Real Estate

Property Firms Warn Of Slump Ahead In Hong Kong's Property Market - Report

Tom Burroughes Group Editor 8 November 2016

Property Firms Warn Of Slump Ahead In Hong Kong's Property Market - Report

Property firms expect a sharp fall in Hong Kong property prices and turnover as a result of new curbs that are designed to cool prices.

Some property firms in Asia are predicting turnover in Hong Kong’s property market could collapse in the next three months and prices fall in the wake of a sharp hike in stamp duty tax on certain real estate deals, according to Bloomberg.

The prediction was made by Louis Chan, chief executive of the residential unit of Centaline Property Agency. He said turnover could crash by as much as 70 per cent and prices could fall by between 5 per cent and 8 per cent. Separately, Ricacorp Properties’s Willy Liu said transactions will drop 30 per cent to 40 per cent in the next two months and prices will fall 5 per cent.

The predictions are caused by curbs to the market by the Hong Kong government in a bid to try and cool red-hot price levels making the city-state one of the most expensive, if not the most expensive, in the world.

The news report said the Centaline Property Centa-City Leading Index, which tracks sales in the secondary market, is up 13 per cent since reaching a low point in March and is 2 per cent below its record level last September, highlighting why policymakers have sought to curb prices.
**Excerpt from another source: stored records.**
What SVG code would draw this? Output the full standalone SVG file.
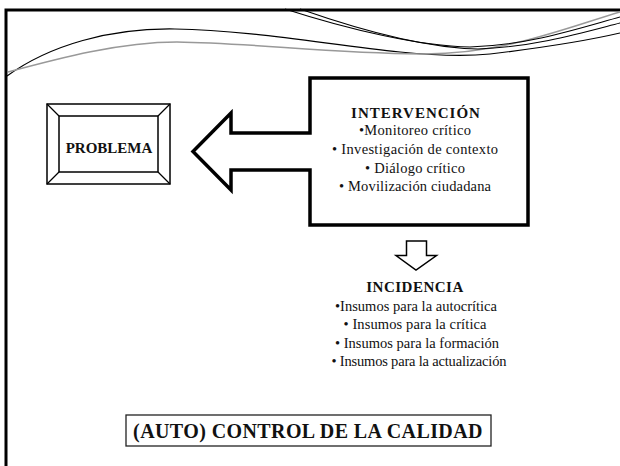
<svg xmlns="http://www.w3.org/2000/svg" width="620" height="466" viewBox="0 0 620 466">
<style>
.t{font-family:"Liberation Serif","Times New Roman",serif;fill:#111;text-anchor:middle}
.b{font-weight:bold}
.l{font-size:14.5px}
.thin{fill:none;stroke:#000;stroke-width:1.3}
</style>
<rect width="620" height="466" fill="#fff"/>
<g id="slide-frame">
<path d="M6,466 V10 H620" fill="none" stroke="#000" stroke-width="3"/>
<path d="M7,76 C50,45 110,28 175,29 C250,30 330,45 400,52 C440,56 470,56 490,54 C540,48 590,40 620,33" fill="none" stroke="#000" stroke-width="1.2"/>
<path d="M8,72 C60,58 120,42 177,42 C250,43 330,53 420,54 C500,55 560,30 620,12" fill="none" stroke="#999" stroke-width="1.5"/>
<path d="M285,9 C350,30 420,46 470,47 C530,45 580,28 620,17" fill="none" stroke="#000" stroke-width="1.1"/>
<path d="M300,9 C360,30 425,48 478,49 C535,47 585,32 620,23" fill="none" stroke="#000" stroke-width="1.1"/>
</g>
<g id="problema">
<rect x="47" y="104" width="123" height="80" fill="#fff" stroke="#000" stroke-width="1.5"/>
<rect x="59" y="116" width="99" height="56" fill="#fff" stroke="#000" stroke-width="1.5"/>
<path d="M47,104 L59,116 M170,104 L158,116 M47,184 L59,172 M170,184 L158,172" class="thin"/>
<text class="t b" x="109" y="153" font-size="15">PROBLEMA</text>
</g>
<g id="intervencion">
<path d="M310,78 H528 V225 H310 V170 H231 V190 L193,151.5 L231,113 V133 H310 Z" fill="#fff" stroke="#000" stroke-width="3.5" stroke-linejoin="miter"/>
<text class="t b" x="416" y="118" font-size="15" letter-spacing="1">INTERVENCIÓN</text>
<text class="t l" x="415" y="135" textLength="112" lengthAdjust="spacing">•Monitoreo crítico</text>
<text class="t l" x="415" y="154" textLength="166" lengthAdjust="spacing">• Investigación de contexto</text>
<text class="t l" x="415" y="173" textLength="100" lengthAdjust="spacing">• Diálogo crítico</text>
<text class="t l" x="415" y="191" textLength="152" lengthAdjust="spacing">• Movilización ciudadana</text>
</g>
<g id="connectors">
<path d="M406.5,241 H426.5 V255.5 H436.5 L416,270 L396,255.5 H406.5 Z" fill="#fff" stroke="#000" stroke-width="1.5"/>
</g>
<g id="incidencia">
<text class="t b" x="415" y="292" font-size="15" letter-spacing="0.5">INCIDENCIA</text>
<text class="t l" x="416" y="311" textLength="162" lengthAdjust="spacing">•Insumos para la autocrítica</text>
<text class="t l" x="415" y="329" textLength="143" lengthAdjust="spacing">• Insumos para la crítica</text>
<text class="t l" x="417" y="348" textLength="164" lengthAdjust="spacing">• Insumos para la formación</text>
<text class="t l" x="419" y="366" textLength="175" lengthAdjust="spacing">• Insumos para la actualización</text>
</g>
<g id="control">
<rect x="126" y="415" width="365" height="31" fill="#fff" stroke="#222" stroke-width="1.3"/>
<text class="t b" x="308" y="438" font-size="20" letter-spacing="0.4">(AUTO) CONTROL DE LA CALIDAD</text>
</g>
</svg>
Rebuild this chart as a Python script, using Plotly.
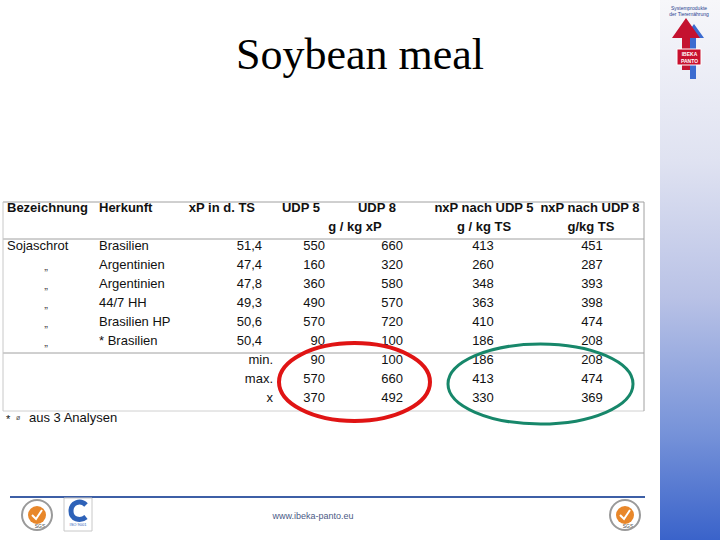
import plotly.graph_objects as go

# table data
bezeichnung = ["Sojaschrot", "„", "„", "„", "„", "„"]
herkunft = ["Brasilien", "Argentinien", "Argentinien", "44/7 HH", "Brasilien HP", "* Brasilien"]
xp_ts = [51.4, 47.4, 47.8, 49.3, 50.6, 50.4]
udp5 = [550, 160, 360, 490, 570, 90]
udp8 = [660, 320, 580, 570, 720, 100]
nxp_udp5 = [413, 260, 348, 363, 410, 186]
nxp_udp8 = [451, 287, 393, 398, 474, 208]

summary_labels = ["min.", "max.", "x"]
udp5_summary = [90, 570, 370]
udp8_summary = [100, 660, 492]
nxp_udp5_summary = [186, 413, 330]
nxp_udp8_summary = [208, 474, 369]

header_top = ["Bezeichnung", "Herkunft", "xP in d. TS", "UDP 5", "UDP 8", "nxP nach UDP 5", "nxP nach UDP 8"]
header_units = ["g / kg xP", "g / kg TS", "g/kg TS"]

# layout in pixel space (y grows downward)
ROW0 = 247
ROW_H = 19
SANS = "Liberation Sans, Arial, sans-serif"


def de(v):
    return f"{v:.1f}".replace(".", ",")


def text_trace(xs, ys, texts, pos, size=13, color="#111111", bold=False, family=SANS):
    if bold:
        texts = [f"<b>{t}</b>" for t in texts]
    return go.Scatter(
        x=xs, y=ys, text=texts, mode="text", textposition=pos,
        textfont=dict(family=family, size=size, color=color),
        hoverinfo="skip", showlegend=False, cliponaxis=False,
    )


n = len(herkunft)
rows = [ROW0 + i * ROW_H for i in range(n)]
srows = [ROW0 + (n + i) * ROW_H for i in range(len(summary_labels))]

fig = go.Figure()

# blue gradient strip on the right
fig.add_trace(go.Scatter(
    x=[660, 722, 722, 660, 660], y=[-2, -2, 542, 542, -2], mode="lines",
    fill="toself", line=dict(width=0), hoverinfo="skip", showlegend=False,
    fillgradient=dict(type="vertical", start=0, stop=540, colorscale=[
        [0.0, "#f7f7fa"], [0.3, "#dfe2f1"], [0.55, "#b9c2e6"],
        [0.8, "#7793d9"], [1.0, "#3a63ca"]]),
))

# header
fig.add_trace(text_trace([7], [209], header_top[:1], "middle right", bold=True))
fig.add_trace(text_trace([99], [209], header_top[1:2], "middle right", bold=True))
fig.add_trace(text_trace([255, 320, 396], [209] * 3, header_top[2:5], "middle left", bold=True))
fig.add_trace(text_trace([484, 590], [209] * 2, header_top[5:], "middle center", bold=True))
fig.add_trace(text_trace([355, 484, 591], [228] * 3, header_units, "middle center", bold=True))

# body
fig.add_trace(text_trace([7], rows[:1], bezeichnung[:1], "middle right"))
fig.add_trace(text_trace([46] * (n - 1), [r + 1 for r in rows[1:]], bezeichnung[1:], "middle center",
                         size=11, color="#444444"))
fig.add_trace(text_trace([99] * n, rows, herkunft, "middle right"))
fig.add_trace(text_trace([262] * n, rows, [de(v) for v in xp_ts], "middle left"))
fig.add_trace(text_trace([325] * n, rows, [str(v) for v in udp5], "middle left"))
fig.add_trace(text_trace([403] * n, rows, [str(v) for v in udp8], "middle left"))
fig.add_trace(text_trace([483] * n, rows, [str(v) for v in nxp_udp5], "middle center"))
fig.add_trace(text_trace([592] * n, rows, [str(v) for v in nxp_udp8], "middle center"))

# summary rows
fig.add_trace(text_trace([273] * 3, srows, summary_labels, "middle left"))
fig.add_trace(text_trace([325] * 3, srows, [str(v) for v in udp5_summary], "middle left"))
fig.add_trace(text_trace([403] * 3, srows, [str(v) for v in udp8_summary], "middle left"))
fig.add_trace(text_trace([483] * 3, srows, [str(v) for v in nxp_udp5_summary], "middle center"))
fig.add_trace(text_trace([592] * 3, srows, [str(v) for v in nxp_udp8_summary], "middle center"))

# footnote
fig.add_trace(text_trace([6], [420], ["*"], "middle right", size=11))
fig.add_trace(text_trace([16], [418], ["ø"], "middle right", size=7, color="#555555"))
fig.add_trace(text_trace([29], [419], ["aus 3 Analysen"], "middle right"))

# footer url
fig.add_trace(text_trace([313], [517], ["www.ibeka-panto.eu"], "middle center", size=9, color="#4b5a86"))

# logo texts
fig.add_trace(text_trace([689, 689], [9, 15], ["Systemprodukte", "der Tierernährung"], "middle center", size=5, color="#2a3f8f"))
fig.add_trace(text_trace([40, 628], [527, 527], ["SGS", "SGS"], "middle center", size=5, color="#444444"))
fig.add_trace(text_trace([78], [525], ["ISO 9001"], "middle center", size=4, color="#2e62b8"))

line = dict(color="#a0a0a0", width=1)
shapes = [
    dict(type="line", x0=3, x1=644, y0=202, y1=202, line=line),
    dict(type="line", x0=3, x1=644, y0=239, y1=239, line=line),
    dict(type="line", x0=3, x1=644, y0=353, y1=353, line=line),
    dict(type="line", x0=3, x1=644, y0=411, y1=411, line=dict(color="#d0d0d0", width=1)),
    dict(type="line", x0=3, x1=3, y0=202, y1=411, line=dict(color="#c8c8c8", width=1)),
    dict(type="line", x0=644, x1=644, y0=202, y1=411, line=line),
    # highlight ellipses
    dict(type="circle", x0=279, x1=430, y0=343, y1=421, line=dict(color="#e01414", width=4)),
    dict(type="circle", x0=448, x1=633, y0=344, y1=424, line=dict(color="#17876a", width=3)),
    # footer rule
    dict(type="line", x0=10, x1=645, y0=497, y1=497, line=dict(color="#3d5fa6", width=2)),
    # logo: blue arrow behind, red arrow, red box
    dict(type="path", path="M 690 79 L 696 79 L 696 38 L 704 38 L 694 24 L 684 38 L 690 38 Z",
         fillcolor="#3b6bd0", line=dict(width=0)),
    dict(type="path", path="M 682 70 L 690 70 L 690 38 L 700 38 L 686 18 L 672 38 L 682 38 Z",
         fillcolor="#c4122f", line=dict(width=0)),
    dict(type="rect", x0=677, x1=701, y0=49, y1=65, fillcolor="#c8102e", line=dict(color="#ffffff", width=1)),
    # left SGS logo
    dict(type="circle", x0=22, x1=52, y0=500, y1=530, line=dict(color="#9a9a9a", width=2)),
    dict(type="circle", x0=28, x1=46, y0=506, y1=524, fillcolor="#e8872a", line=dict(width=0)),
    dict(type="path", path="M 32 515 L 36 519 L 42 510", line=dict(color="#ffffff", width=2)),
    # certificate logo
    dict(type="rect", x0=64, x1=92, y0=498, y1=531, line=dict(color="#c8c8c8", width=1)),
    dict(type="path", path="M 86 505 C 80 499 71 503 71 511 C 71 519 80 522 86 517",
         line=dict(color="#2e62b8", width=5)),
    # right SGS logo
    dict(type="circle", x0=610, x1=640, y0=500, y1=530, line=dict(color="#9a9a9a", width=2)),
    dict(type="circle", x0=616, x1=634, y0=506, y1=524, fillcolor="#e8872a", line=dict(width=0)),
    dict(type="path", path="M 620 515 L 624 519 L 630 510", line=dict(color="#ffffff", width=2)),
]

annotations = [
    dict(x=360, y=54, xref="x", yref="y", text="Soybean meal", showarrow=False,
         font=dict(family="Liberation Serif, Times New Roman, serif", size=44, color="#000000")),
    # label inside the red logo box (annotations sit above shapes)
    dict(x=689, y=57, xref="x", yref="y", text="<b>IBEKA</b><br><b>PANTO</b>", showarrow=False,
         font=dict(family=SANS, size=5, color="#ffffff")),
]

fig.update_layout(
    width=720, height=540,
    margin=dict(l=0, r=0, t=0, b=0),
    paper_bgcolor="#ffffff", plot_bgcolor="#ffffff",
    xaxis=dict(range=[0, 720], visible=False, fixedrange=True),
    yaxis=dict(range=[540, 0], visible=False, fixedrange=True),
    shapes=shapes,
    annotations=annotations,
    showlegend=False,
)

# the page body has a default 8px margin; drop it so the slide sits at the window origin
fig.write_html(
    "out.html",
    config={"displayModeBar": False, "staticPlot": True},
    post_script="document.body.style.margin = '0';",
)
Some other figures suggest a slightly less strong performance, however. According to a recent quarterly report by Knight Frank, prime property prices in Hong Kong fell 2.6 per cent in the 12 months to end-September 2016. In Shanghai, by contrast, they skyrocked by almost 24 per cent. Vancouver saw the strongest rise of all, up 31.6 per cent.

Late last week, the government said it will raise the stamp duty to 15 per cent for all residential purchases, with an exemption for first-time buyers who are permanent residents. The stamp duty's previous highest level was 8.5 per cent. Foreigners already paid the 15 per cent stamp duty level. The change, the news report said, means foreign buyers must shoulder a whopping 30 per cent stamp duty.

The report added that developers have already moved to suspend sales in the city. Sun Hung Kai, Henderson Land and New World Development Co are reportedly halting sales.